Exercise task →
Retype the run of lines that opens with the line containing "Rebuild this diagram" and closes with the line containing "(O) -- (xend);", exactly and inclusively, but skip the pictures.

═══ Source material ═══

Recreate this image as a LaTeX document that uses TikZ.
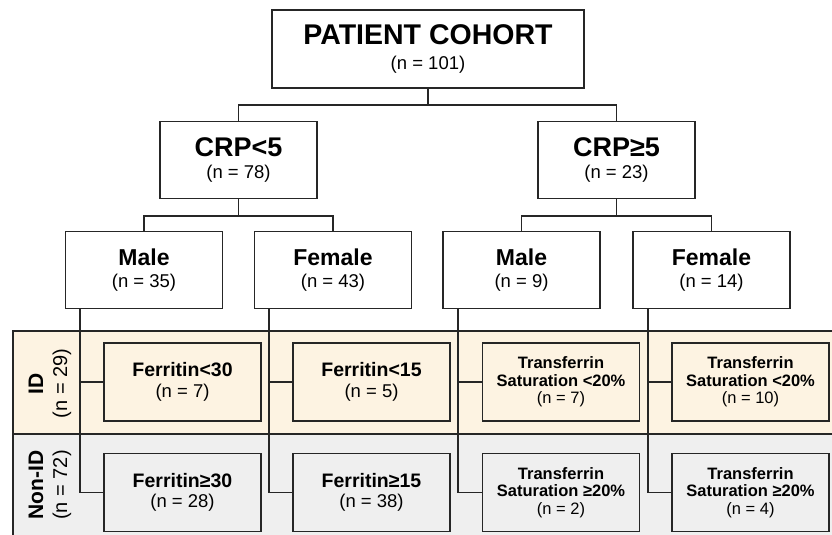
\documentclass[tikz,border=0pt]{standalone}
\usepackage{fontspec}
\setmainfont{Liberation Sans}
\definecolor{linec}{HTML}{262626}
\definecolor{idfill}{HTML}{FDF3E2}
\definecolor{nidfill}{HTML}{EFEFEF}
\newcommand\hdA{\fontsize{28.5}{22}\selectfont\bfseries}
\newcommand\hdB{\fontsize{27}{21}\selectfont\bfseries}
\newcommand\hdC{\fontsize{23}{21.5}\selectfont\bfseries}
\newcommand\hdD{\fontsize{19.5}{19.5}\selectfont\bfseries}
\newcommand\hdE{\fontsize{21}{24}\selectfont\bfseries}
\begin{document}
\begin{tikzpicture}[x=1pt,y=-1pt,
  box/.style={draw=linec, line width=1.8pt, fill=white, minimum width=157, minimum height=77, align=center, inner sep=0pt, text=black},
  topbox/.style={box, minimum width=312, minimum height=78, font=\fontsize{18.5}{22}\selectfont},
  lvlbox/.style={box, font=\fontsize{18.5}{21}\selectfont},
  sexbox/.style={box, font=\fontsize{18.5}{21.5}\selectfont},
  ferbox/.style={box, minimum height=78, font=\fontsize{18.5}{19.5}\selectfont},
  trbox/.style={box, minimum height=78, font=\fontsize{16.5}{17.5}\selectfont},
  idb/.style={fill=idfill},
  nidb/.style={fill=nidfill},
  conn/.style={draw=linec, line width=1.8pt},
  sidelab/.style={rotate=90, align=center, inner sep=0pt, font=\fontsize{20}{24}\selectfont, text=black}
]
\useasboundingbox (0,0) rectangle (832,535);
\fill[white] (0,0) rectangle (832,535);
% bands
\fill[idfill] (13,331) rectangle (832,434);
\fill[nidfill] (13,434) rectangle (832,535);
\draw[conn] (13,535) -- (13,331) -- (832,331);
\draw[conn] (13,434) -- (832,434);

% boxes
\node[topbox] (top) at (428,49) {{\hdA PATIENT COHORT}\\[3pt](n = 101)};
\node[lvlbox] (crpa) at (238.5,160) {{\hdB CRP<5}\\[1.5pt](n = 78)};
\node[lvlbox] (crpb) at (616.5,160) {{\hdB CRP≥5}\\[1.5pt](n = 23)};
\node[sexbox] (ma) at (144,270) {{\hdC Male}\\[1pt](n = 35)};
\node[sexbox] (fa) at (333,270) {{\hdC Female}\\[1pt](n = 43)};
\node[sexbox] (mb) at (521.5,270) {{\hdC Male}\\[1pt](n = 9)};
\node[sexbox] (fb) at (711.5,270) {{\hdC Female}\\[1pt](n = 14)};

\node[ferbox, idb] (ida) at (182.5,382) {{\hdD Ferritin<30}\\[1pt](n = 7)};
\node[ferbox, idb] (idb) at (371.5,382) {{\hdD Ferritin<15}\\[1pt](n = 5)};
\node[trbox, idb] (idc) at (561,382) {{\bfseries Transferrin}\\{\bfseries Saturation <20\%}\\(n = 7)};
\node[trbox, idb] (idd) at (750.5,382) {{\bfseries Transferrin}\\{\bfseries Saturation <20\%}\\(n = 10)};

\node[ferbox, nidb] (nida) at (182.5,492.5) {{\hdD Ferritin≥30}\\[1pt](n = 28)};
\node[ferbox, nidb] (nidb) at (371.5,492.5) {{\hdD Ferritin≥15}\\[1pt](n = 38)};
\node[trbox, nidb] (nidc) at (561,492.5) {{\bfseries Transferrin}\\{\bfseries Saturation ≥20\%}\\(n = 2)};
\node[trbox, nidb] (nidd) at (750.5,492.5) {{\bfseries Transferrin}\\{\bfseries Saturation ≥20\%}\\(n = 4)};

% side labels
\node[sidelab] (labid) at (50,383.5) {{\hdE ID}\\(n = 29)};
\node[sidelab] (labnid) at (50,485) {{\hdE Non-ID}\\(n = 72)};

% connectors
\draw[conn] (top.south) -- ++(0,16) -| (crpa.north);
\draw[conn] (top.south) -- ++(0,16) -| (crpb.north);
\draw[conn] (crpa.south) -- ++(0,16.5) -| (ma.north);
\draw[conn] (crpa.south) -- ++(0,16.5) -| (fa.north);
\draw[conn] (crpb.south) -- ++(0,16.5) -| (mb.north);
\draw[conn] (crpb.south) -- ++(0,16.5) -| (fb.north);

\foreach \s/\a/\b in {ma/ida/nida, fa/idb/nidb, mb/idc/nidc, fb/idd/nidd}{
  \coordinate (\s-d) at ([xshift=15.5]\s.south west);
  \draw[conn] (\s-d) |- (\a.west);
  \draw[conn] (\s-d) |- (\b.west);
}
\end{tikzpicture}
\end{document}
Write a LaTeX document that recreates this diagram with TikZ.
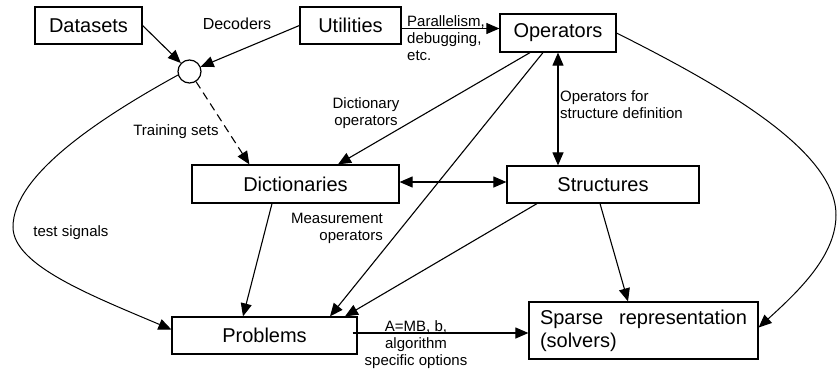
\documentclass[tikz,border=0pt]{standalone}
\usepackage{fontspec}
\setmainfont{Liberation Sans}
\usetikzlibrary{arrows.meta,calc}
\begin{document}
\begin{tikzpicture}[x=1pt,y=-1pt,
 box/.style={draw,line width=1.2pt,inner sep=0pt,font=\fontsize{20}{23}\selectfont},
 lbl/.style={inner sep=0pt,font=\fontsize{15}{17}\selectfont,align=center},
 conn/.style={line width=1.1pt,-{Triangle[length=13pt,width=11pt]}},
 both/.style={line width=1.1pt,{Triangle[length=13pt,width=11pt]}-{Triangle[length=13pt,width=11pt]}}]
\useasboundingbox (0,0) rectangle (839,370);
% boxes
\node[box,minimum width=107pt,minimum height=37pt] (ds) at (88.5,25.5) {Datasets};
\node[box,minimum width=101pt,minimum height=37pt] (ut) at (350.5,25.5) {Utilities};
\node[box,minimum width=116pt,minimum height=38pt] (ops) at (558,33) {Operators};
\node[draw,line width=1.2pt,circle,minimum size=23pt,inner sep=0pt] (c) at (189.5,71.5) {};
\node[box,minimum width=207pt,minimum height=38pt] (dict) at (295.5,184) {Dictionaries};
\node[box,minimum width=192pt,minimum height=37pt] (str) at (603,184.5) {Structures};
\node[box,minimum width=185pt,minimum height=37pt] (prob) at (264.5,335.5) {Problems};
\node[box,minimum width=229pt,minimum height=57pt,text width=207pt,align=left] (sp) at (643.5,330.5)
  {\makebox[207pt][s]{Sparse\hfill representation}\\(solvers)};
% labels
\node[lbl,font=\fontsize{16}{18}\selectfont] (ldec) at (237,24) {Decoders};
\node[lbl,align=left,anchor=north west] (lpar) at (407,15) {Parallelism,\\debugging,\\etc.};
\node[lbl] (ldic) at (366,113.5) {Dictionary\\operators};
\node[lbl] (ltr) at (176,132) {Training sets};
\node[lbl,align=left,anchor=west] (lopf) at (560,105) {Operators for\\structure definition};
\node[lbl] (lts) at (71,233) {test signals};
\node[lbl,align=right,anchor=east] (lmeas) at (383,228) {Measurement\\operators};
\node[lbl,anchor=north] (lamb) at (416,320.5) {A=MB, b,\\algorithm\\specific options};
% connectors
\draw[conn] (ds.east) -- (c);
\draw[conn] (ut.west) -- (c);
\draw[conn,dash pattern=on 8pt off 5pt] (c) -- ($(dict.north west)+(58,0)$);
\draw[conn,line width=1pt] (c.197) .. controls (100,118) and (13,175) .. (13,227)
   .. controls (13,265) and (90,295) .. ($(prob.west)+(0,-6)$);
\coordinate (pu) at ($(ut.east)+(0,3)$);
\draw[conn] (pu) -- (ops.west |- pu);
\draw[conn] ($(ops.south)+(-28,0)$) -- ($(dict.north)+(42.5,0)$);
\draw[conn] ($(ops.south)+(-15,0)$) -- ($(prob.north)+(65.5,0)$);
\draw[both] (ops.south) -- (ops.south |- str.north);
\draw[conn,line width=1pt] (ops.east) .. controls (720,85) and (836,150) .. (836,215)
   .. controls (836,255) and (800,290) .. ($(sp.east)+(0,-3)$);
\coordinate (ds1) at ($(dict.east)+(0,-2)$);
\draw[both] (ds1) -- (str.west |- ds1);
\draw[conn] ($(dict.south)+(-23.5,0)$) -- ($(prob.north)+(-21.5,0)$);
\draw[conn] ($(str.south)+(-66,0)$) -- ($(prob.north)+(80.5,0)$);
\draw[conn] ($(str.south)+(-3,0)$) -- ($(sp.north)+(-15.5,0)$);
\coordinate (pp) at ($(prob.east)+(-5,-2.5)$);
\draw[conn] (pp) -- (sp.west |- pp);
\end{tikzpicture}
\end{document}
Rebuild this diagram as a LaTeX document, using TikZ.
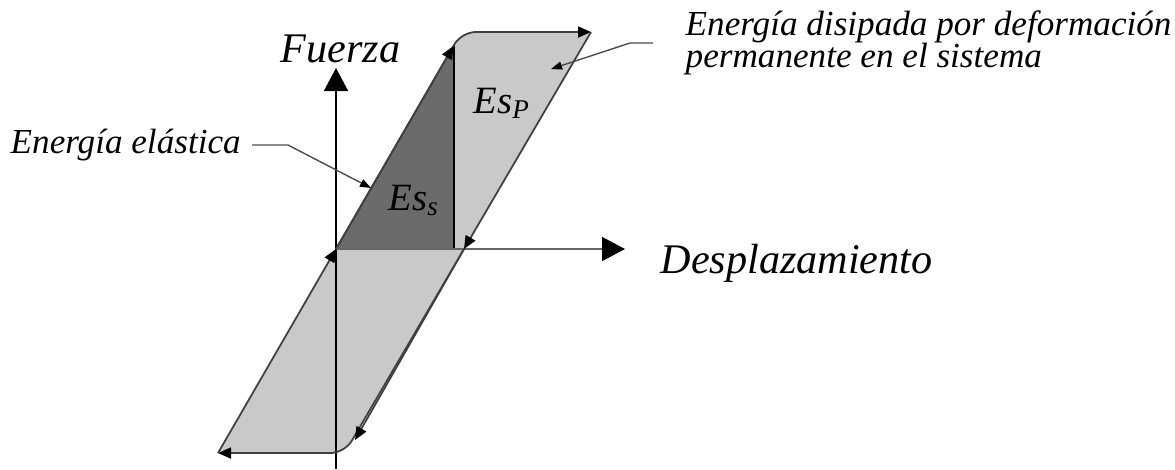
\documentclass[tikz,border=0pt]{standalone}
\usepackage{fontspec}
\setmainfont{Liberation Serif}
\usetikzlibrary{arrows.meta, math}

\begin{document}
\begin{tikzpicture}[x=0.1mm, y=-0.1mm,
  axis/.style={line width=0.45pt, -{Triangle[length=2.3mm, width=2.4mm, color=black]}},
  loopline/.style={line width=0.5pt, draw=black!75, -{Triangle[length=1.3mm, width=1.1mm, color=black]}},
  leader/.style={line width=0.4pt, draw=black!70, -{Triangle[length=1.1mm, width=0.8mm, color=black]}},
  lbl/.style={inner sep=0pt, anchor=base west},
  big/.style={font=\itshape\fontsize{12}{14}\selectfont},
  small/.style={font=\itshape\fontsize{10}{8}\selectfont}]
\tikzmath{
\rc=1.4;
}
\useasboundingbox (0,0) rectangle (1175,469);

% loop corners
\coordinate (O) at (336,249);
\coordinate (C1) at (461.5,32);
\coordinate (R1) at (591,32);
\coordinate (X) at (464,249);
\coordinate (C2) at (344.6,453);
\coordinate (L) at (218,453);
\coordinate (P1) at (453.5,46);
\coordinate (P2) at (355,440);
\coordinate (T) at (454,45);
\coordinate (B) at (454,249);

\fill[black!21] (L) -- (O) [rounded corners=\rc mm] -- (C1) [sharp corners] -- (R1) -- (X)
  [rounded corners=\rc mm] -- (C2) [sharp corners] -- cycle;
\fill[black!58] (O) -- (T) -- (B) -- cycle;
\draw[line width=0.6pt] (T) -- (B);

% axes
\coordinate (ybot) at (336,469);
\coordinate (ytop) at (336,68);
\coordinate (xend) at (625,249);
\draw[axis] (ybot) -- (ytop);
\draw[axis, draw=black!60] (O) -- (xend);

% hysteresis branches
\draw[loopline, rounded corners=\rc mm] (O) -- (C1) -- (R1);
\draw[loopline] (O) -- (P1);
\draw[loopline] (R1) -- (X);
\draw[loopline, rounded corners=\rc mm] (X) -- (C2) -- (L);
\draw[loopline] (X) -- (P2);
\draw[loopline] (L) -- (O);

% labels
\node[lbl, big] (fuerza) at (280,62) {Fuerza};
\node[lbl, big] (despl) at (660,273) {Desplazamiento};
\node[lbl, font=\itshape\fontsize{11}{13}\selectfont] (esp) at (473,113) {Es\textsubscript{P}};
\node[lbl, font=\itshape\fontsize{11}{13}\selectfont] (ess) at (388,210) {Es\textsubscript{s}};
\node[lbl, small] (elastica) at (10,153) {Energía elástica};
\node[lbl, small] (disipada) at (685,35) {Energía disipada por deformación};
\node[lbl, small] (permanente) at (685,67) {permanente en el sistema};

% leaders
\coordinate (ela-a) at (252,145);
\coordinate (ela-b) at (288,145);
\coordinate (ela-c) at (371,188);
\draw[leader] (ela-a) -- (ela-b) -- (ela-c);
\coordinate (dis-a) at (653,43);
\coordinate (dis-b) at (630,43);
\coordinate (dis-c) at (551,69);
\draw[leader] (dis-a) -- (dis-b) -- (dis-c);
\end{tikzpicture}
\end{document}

═══

Exercise answer →
Rebuild this diagram as a LaTeX document, using TikZ.
\documentclass[tikz,border=0pt]{standalone}
\usepackage{fontspec}
\setmainfont{Liberation Serif}
\usetikzlibrary{arrows.meta, math}

\begin{document}
\begin{tikzpicture}[x=0.1mm, y=-0.1mm,
  axis/.style={line width=0.45pt, -{Triangle[length=2.3mm, width=2.4mm, color=black]}},
  loopline/.style={line width=0.5pt, draw=black!75, -{Triangle[length=1.3mm, width=1.1mm, color=black]}},
  leader/.style={line width=0.4pt, draw=black!70, -{Triangle[length=1.1mm, width=0.8mm, color=black]}},
  lbl/.style={inner sep=0pt, anchor=base west},
  big/.style={font=\itshape\fontsize{12}{14}\selectfont},
  small/.style={font=\itshape\fontsize{10}{8}\selectfont}]
\tikzmath{
\rc=1.4;
}
\useasboundingbox (0,0) rectangle (1175,469);

% loop corners
\coordinate (O) at (336,249);
\coordinate (C1) at (461.5,32);
\coordinate (R1) at (591,32);
\coordinate (X) at (464,249);
\coordinate (C2) at (344.6,453);
\coordinate (L) at (218,453);
\coordinate (P1) at (453.5,46);
\coordinate (P2) at (355,440);
\coordinate (T) at (454,45);
\coordinate (B) at (454,249);

\fill[black!21] (L) -- (O) [rounded corners=\rc mm] -- (C1) [sharp corners] -- (R1) -- (X)
  [rounded corners=\rc mm] -- (C2) [sharp corners] -- cycle;
\fill[black!58] (O) -- (T) -- (B) -- cycle;
\draw[line width=0.6pt] (T) -- (B);

% axes
\coordinate (ybot) at (336,469);
\coordinate (ytop) at (336,68);
\coordinate (xend) at (625,249);
\draw[axis] (ybot) -- (ytop);
\draw[axis, draw=black!60] (O) -- (xend);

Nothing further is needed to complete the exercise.